How is life expectancy changing over time on different continents? “Wide” format. Hard (or possibly silly).

# my code
mean.lifeExp_by_year_by_cont.wide <- daply(gDat, ~year, daply, ~continent, summarize, 
    mean = mean(lifeExp), median = median(lifeExp))  #note multiple stats can be computed with one call!  This is actually unnecessary


# JB's code
foo <- daply(gDat, ~continent + year, summarize, medLifeExp = median(lifeExp))

JB's code is much smarter. I had not figured out you don't need to nest function calls.

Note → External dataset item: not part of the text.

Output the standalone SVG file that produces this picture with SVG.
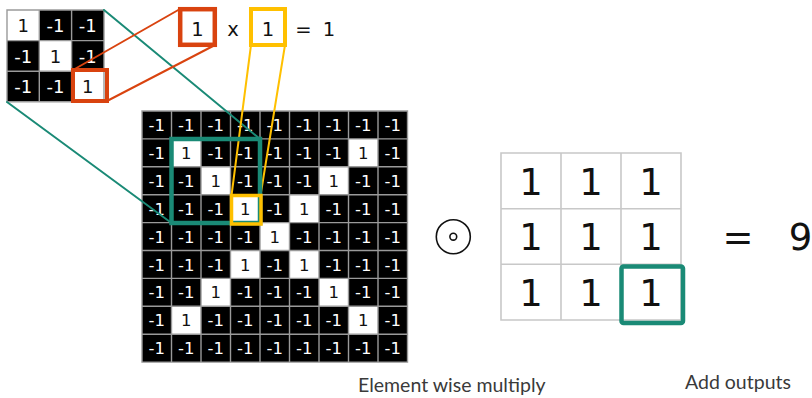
<svg xmlns="http://www.w3.org/2000/svg" width="812" height="398" viewBox="0 0 812 398">
<style>
.num{font-family:"DejaVu Sans","Liberation Sans",sans-serif;text-anchor:middle}
.big .num{font-size:16.5px}
.small .num{font-size:18px}
.wt{fill:#ffffff}
.bt{fill:#111111}
.gl{stroke:#9a9a9a;stroke-width:1.4;fill:none}
.fl{stroke:#c8c8c8;stroke-width:1.6;fill:none}
.lbl{font-family:Lato,"Open Sans",sans-serif;font-size:19.5px;fill:#3a3a3a}
.red{stroke:#d9430f;fill:none}
.yel{stroke:#ffc000;fill:none}
.grn{stroke:#1a8a76;fill:none}
</style>
<rect width="812" height="398" fill="#ffffff"/>

<g id="small-grid" class="small">
  <rect x="7" y="10" width="97" height="91.8" fill="#000"/>
  <rect x="7" y="10" width="32.3" height="30.6" fill="#fff"/>
  <rect x="39.3" y="40.6" width="32.3" height="30.6" fill="#fff"/>
  <rect x="71.6" y="71.2" width="32.4" height="30.6" fill="#fff"/>
  <path class="gl" d="M7 10H104V101.8H7Z M39.3 10V101.8 M71.6 10V101.8 M7 40.6H104 M7 71.2H104"/>
  <text class="num bt" x="23.2" y="32.2">1</text><text class="num wt" x="55.5" y="32.2">-1</text><text class="num wt" x="87.8" y="32.2">-1</text>
  <text class="num wt" x="23.2" y="62.8">-1</text><text class="num bt" x="55.5" y="62.8">1</text><text class="num wt" x="87.8" y="62.8">-1</text>
  <text class="num wt" x="23.2" y="93.4">-1</text><text class="num wt" x="55.5" y="93.4">-1</text><text class="num bt" x="87.8" y="93.4">1</text>
</g>

<g id="big-grid" class="big">
  <rect x="142" y="111" width="265.5" height="251.1" fill="#000"/>
  <g fill="#fff">
    <rect x="171.5" y="138.9" width="29.5" height="27.9"/><rect x="348.5" y="138.9" width="29.5" height="27.9"/>
    <rect x="201" y="166.8" width="29.5" height="27.9"/><rect x="319" y="166.8" width="29.5" height="27.9"/>
    <rect x="230.5" y="194.7" width="29.5" height="27.9"/><rect x="289.5" y="194.7" width="29.5" height="27.9"/>
    <rect x="260" y="222.6" width="29.5" height="27.9"/>
    <rect x="230.5" y="250.5" width="29.5" height="27.9"/><rect x="289.5" y="250.5" width="29.5" height="27.9"/>
    <rect x="201" y="278.4" width="29.5" height="27.9"/><rect x="319" y="278.4" width="29.5" height="27.9"/>
    <rect x="171.5" y="306.3" width="29.5" height="27.9"/><rect x="348.5" y="306.3" width="29.5" height="27.9"/>
  </g>
  <path class="gl" d="M142 111H407.5V362.1H142Z M171.5 111V362.1 M201 111V362.1 M230.5 111V362.1 M260 111V362.1 M289.5 111V362.1 M319 111V362.1 M348.5 111V362.1 M378 111V362.1 M142 138.9H407.5 M142 166.8H407.5 M142 194.7H407.5 M142 222.6H407.5 M142 250.5H407.5 M142 278.4H407.5 M142 306.3H407.5 M142 334.2H407.5"/>
  <g class="num">
    <text class="wt" x="156.75" y="131">-1</text><text class="wt" x="186.25" y="131">-1</text><text class="wt" x="215.75" y="131">-1</text><text class="wt" x="245.25" y="131">-1</text><text class="wt" x="274.75" y="131">-1</text><text class="wt" x="304.25" y="131">-1</text><text class="wt" x="333.75" y="131">-1</text><text class="wt" x="363.25" y="131">-1</text><text class="wt" x="392.75" y="131">-1</text>
    <text class="wt" x="156.75" y="158.9">-1</text><text class="bt" x="186.25" y="158.9">1</text><text class="wt" x="215.75" y="158.9">-1</text><text class="wt" x="245.25" y="158.9">-1</text><text class="wt" x="274.75" y="158.9">-1</text><text class="wt" x="304.25" y="158.9">-1</text><text class="wt" x="333.75" y="158.9">-1</text><text class="bt" x="363.25" y="158.9">1</text><text class="wt" x="392.75" y="158.9">-1</text>
    <text class="wt" x="156.75" y="186.8">-1</text><text class="wt" x="186.25" y="186.8">-1</text><text class="bt" x="215.75" y="186.8">1</text><text class="wt" x="245.25" y="186.8">-1</text><text class="wt" x="274.75" y="186.8">-1</text><text class="wt" x="304.25" y="186.8">-1</text><text class="bt" x="333.75" y="186.8">1</text><text class="wt" x="363.25" y="186.8">-1</text><text class="wt" x="392.75" y="186.8">-1</text>
    <text class="wt" x="156.75" y="214.7">-1</text><text class="wt" x="186.25" y="214.7">-1</text><text class="wt" x="215.75" y="214.7">-1</text><text class="bt" x="245.25" y="214.7">1</text><text class="wt" x="274.75" y="214.7">-1</text><text class="bt" x="304.25" y="214.7">1</text><text class="wt" x="333.75" y="214.7">-1</text><text class="wt" x="363.25" y="214.7">-1</text><text class="wt" x="392.75" y="214.7">-1</text>
    <text class="wt" x="156.75" y="242.6">-1</text><text class="wt" x="186.25" y="242.6">-1</text><text class="wt" x="215.75" y="242.6">-1</text><text class="wt" x="245.25" y="242.6">-1</text><text class="bt" x="274.75" y="242.6">1</text><text class="wt" x="304.25" y="242.6">-1</text><text class="wt" x="333.75" y="242.6">-1</text><text class="wt" x="363.25" y="242.6">-1</text><text class="wt" x="392.75" y="242.6">-1</text>
    <text class="wt" x="156.75" y="270.5">-1</text><text class="wt" x="186.25" y="270.5">-1</text><text class="wt" x="215.75" y="270.5">-1</text><text class="bt" x="245.25" y="270.5">1</text><text class="wt" x="274.75" y="270.5">-1</text><text class="bt" x="304.25" y="270.5">1</text><text class="wt" x="333.75" y="270.5">-1</text><text class="wt" x="363.25" y="270.5">-1</text><text class="wt" x="392.75" y="270.5">-1</text>
    <text class="wt" x="156.75" y="298.4">-1</text><text class="wt" x="186.25" y="298.4">-1</text><text class="bt" x="215.75" y="298.4">1</text><text class="wt" x="245.25" y="298.4">-1</text><text class="wt" x="274.75" y="298.4">-1</text><text class="wt" x="304.25" y="298.4">-1</text><text class="bt" x="333.75" y="298.4">1</text><text class="wt" x="363.25" y="298.4">-1</text><text class="wt" x="392.75" y="298.4">-1</text>
    <text class="wt" x="156.75" y="326.3">-1</text><text class="bt" x="186.25" y="326.3">1</text><text class="wt" x="215.75" y="326.3">-1</text><text class="wt" x="245.25" y="326.3">-1</text><text class="wt" x="274.75" y="326.3">-1</text><text class="wt" x="304.25" y="326.3">-1</text><text class="wt" x="333.75" y="326.3">-1</text><text class="bt" x="363.25" y="326.3">1</text><text class="wt" x="392.75" y="326.3">-1</text>
    <text class="wt" x="156.75" y="354.2">-1</text><text class="wt" x="186.25" y="354.2">-1</text><text class="wt" x="215.75" y="354.2">-1</text><text class="wt" x="245.25" y="354.2">-1</text><text class="wt" x="274.75" y="354.2">-1</text><text class="wt" x="304.25" y="354.2">-1</text><text class="wt" x="333.75" y="354.2">-1</text><text class="wt" x="363.25" y="354.2">-1</text><text class="wt" x="392.75" y="354.2">-1</text>
  </g>
</g>

<g id="connectors" stroke-width="2" stroke-linecap="round">
  <line class="grn" x1="104" y1="10" x2="260" y2="139"/>
  <line class="grn" x1="7" y1="102" x2="171.5" y2="223"/>
  <line class="red" x1="73" y1="70" x2="180" y2="9"/>
  <line class="red" x1="107" y1="101" x2="215" y2="45"/>
  <line class="yel" x1="251" y1="45" x2="231.5" y2="195.5"/>
  <line class="yel" x1="285" y1="45" x2="260.5" y2="195.5"/>
</g>

<g id="highlight-boxes">
  <rect class="grn" x="171.5" y="139" width="88.5" height="84" stroke-width="4.5"/>
  <rect class="yel" x="231.5" y="195.5" width="29.5" height="28.5" stroke-width="3.5"/>
  <rect class="red" x="73" y="70" width="34" height="31" stroke-width="4"/>
</g>

<g id="product" class="small">
  <rect class="red" x="180.2" y="9.2" width="34.6" height="35.6" stroke-width="4.5" fill="#fff"/>
  <text class="num bt" x="197.5" y="36" style="font-size:19.5px">1</text>
  <text class="num bt" x="233" y="36" style="font-size:19.5px">x</text>
  <rect class="yel" x="251" y="9" width="34" height="36" stroke-width="4" fill="#fff"/>
  <text class="num bt" x="268" y="36" style="font-size:19.5px">1</text>
  <text class="num bt" x="306.5" y="36" style="font-size:19.5px">= <tspan x="329">1</tspan></text>
</g>

<g id="odot" fill="none" stroke="#111" stroke-width="1.6">
  <circle cx="453.3" cy="236.7" r="17"/>
  <circle cx="453.3" cy="236.7" r="3.4"/>
</g>

<g id="filter">
  <rect x="501" y="153" width="180" height="167" fill="#fff"/>
  <path class="fl" d="M501 153H681V320H501Z M561 153V320 M621 153V320 M501 208.7H681 M501 264.3H681"/>
  <g class="num bt" style="font-size:37px">
    <text x="531" y="194.5">1</text><text x="591" y="194.5">1</text><text x="651" y="194.5">1</text>
    <text x="531" y="250">1</text><text x="591" y="250">1</text><text x="651" y="250">1</text>
    <text x="531" y="305.7">1</text><text x="591" y="305.7">1</text><text x="651" y="305.7">1</text>
  </g>
  <rect class="grn" x="621.5" y="266.5" width="61.5" height="56.5" rx="2" stroke-width="4.5"/>
</g>

<g id="result">
  <text class="num bt" x="738" y="250" style="font-size:37px">=</text>
  <text class="num bt" x="800.5" y="250" style="font-size:37px">9</text>
</g>

<g id="labels">
  <text class="lbl" x="358" y="392">Element wise multiply</text>
  <text class="lbl" x="685" y="389">Add outputs</text>
</g>
</svg>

htmlPrint(as.data.frame(foo), include.rownames = TRUE)
1952 1957 1962 1967 1972 1977 1982 1987 1992 1997 2002 2007
Africa 39 41 43 45 47 49 51 52 52 53 51 53
Americas 55 56 58 61 63 66 67 69 70 72 72 73
Asia 45 48 49 54 57 61 64 66 69 70 71 72
Europe 66 68 70 71 71 72 73 75 75 76 78 79

Now how would I actually graph this. Multi-dimensional arrays/ or arrays in general seem to be difficult to graph since most graphing packages make it conveninent to pass in column names to indicate which values to take. This is impossible to make…

I didn't manage to find any way to graph the output of daply… so I will try to work with the “tall” data.frame format.

Here try doing it with panels for each continent. A little hard to compare…

foo <- ddply(gDat, ~continent + year, summarize, medLifeExp = median(lifeExp))

xyplot(medLifeExp ~ year | continent, data = foo, grid = "h")

plot of chunk unnamed-chunk-10

Here try to do it with “groups” in the same graph.

foo <- within(foo, continent <- reorder(continent, medLifeExp, FUN = min))
xyplot(medLifeExp ~ year, groups = continent, data = foo, grid = "h", type = c("p", 
    "a"), auto.key = T)

plot of chunk unnamed-chunk-11

This is a pretty good attempt. But I can really see direct labelling being a big bonus here… Apparently, the directlabels package is now compatible with lattice.

library(directlabels)
## Warning: package 'directlabels' was built under R version 3.0.2
direct.label(xyplot(medLifeExp ~ year, groups = continent, data = foo, grid = "h", 
    type = c("b"), xlim = c(1945, 2010), ylim = c(30, 80)), "lasso.labels")

plot of chunk unnamed-chunk-12

With direct labelling, it's much easier to compare continents. I also had to make adjustments to the graphing limits of the x-axis and y-axis to make sure that the labels are not cut off.